Invective Left and Right in King+Spalding DOMA Affair
Opinionated political hyperbole continues to shroud cold analysis in our society, nowhere more evident than exaggerated grandstanding about one law firm’s role in representing politicians committed to upholding a controversial 1996 statute defining marriage in a particular way. On one side, the lawyer handling the case accused his firm of cowardly capitulating to political pressures that risk undermining the rule of law; his opponents accused the lawyer of signing an agreement that was “illegal” and “criminal.” In fact, the firm credibly cited internal failures, not political pressures, and the agreement’s terms do not warrant such condemning invective.
As background: The politicians, a group of House members calling themselves the Bipartisan Legal Advisory Group, authorized the General Counsel of the House on March 14, 2011 to retain a law firm to support Section III of the Defense of Marriage Act against constitutional challenge in United States federal courts. The General Counsel retained King & Spalding, a large and generally respected law firm, naming as the principal lawyer Paul Clement, a former Solicitor General of the United States, under a retention agreement signed April 14. The firm promptly filed an application to intervene in a pending civil case, on April 18.
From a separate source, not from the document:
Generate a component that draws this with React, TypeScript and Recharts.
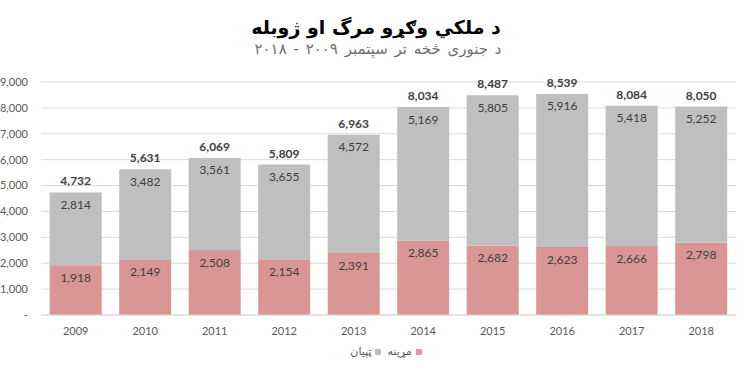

Yesterday, however, the firm announced its preference to rescind the contract and filed formal papers seeking to withdraw its application to intervene. The firm explained its preference as due to an internal failure to vet the retention adequately. Mr. Clement promptly resigned the firm, writing a letter protesting against “abandoning” a client because its “legal position is unpopular in certain quarters.” He attributed the firm’s decision to political efforts that sought to “delegitimize” the representation and complained that it’s not the business of the firm or himself to evaluate whether a client is on the “wrong side of history” or the “right side of history.”
The firm, notably, did not mention any of these factors in its request to withdraw its application, citing instead “problems with the firm’s vetting process.” The vetting process could have failed in many ways, and those may include failure to evaluate fully the political aspects of the case. But it could also be due to the low price reflected in the retainer agreement, which capped the total payment for services at $500,000, put the average hourly rate for attorney time at a low $520, and discounted non-lawyer rates to 75% of market rates. Mr. Clement should be ashamed for his posturing. If his ideals require resigning and finding another firm to handle the case, he should simply do so without the self-righteous hyperbole and without gratuitously smearing the firm.
On the other side of this overheated and irresponsible exchange are those who claim the retainer agreement is “insulting, illegal, unconscionable or criminal” because of a clause they say bars firm employees from exercising basic rights to speak on controversial matters of public significance. These spokespeople contended that the contract violated a state law that prohibits employers from adopting or enforcing any “rule, regulation or policy” that “forbids or prevents” employees “from engaging or participating in politics.” It’s highly contestable that any provision of the retainer agreement violates this basic law—despite confident and elaborate contrary protestations.
The offending clause, instead, restricts firm employees from “lobbying or advocating,” “for or against,” (1) any “pending legislation” in the House or (2) “pending legislation” in the House or the Senate addressing the Act in question. Any client retaining and paying a law firm to represent a particular position in a legal matter would reasonably wish that the firm limit its employees from campaigns against the position of any sort. But few firms could agree to such a broad limit. And the clause at issue in this case does not provide for such a limit.
Certainly it would not amount to a “rule, regulation or policy” against “participating in politics.” It is much more narrow. It is not a “rule, regulation or policy” but a term of a contract. It restricts “lobbying or advocacy for or against” any position on “pending legislation.” It does not restrict “participating in politics.” Maybe the firm would like to narrow that further or remove it and maybe the poor internal vetting process it cites concerns that clause. But it is not obviously odious and is certainly not the obnoxious muzzle political activists portray it to be.
Pity that vociferous opinion peddlers can’t avoid any opportunity to pound the table and spout invective and instead stick to facts and analysis and reasoned discourse. It’s one price of free speech, of course, and worth paying, but it’s important for the rest of us to stick with the facts.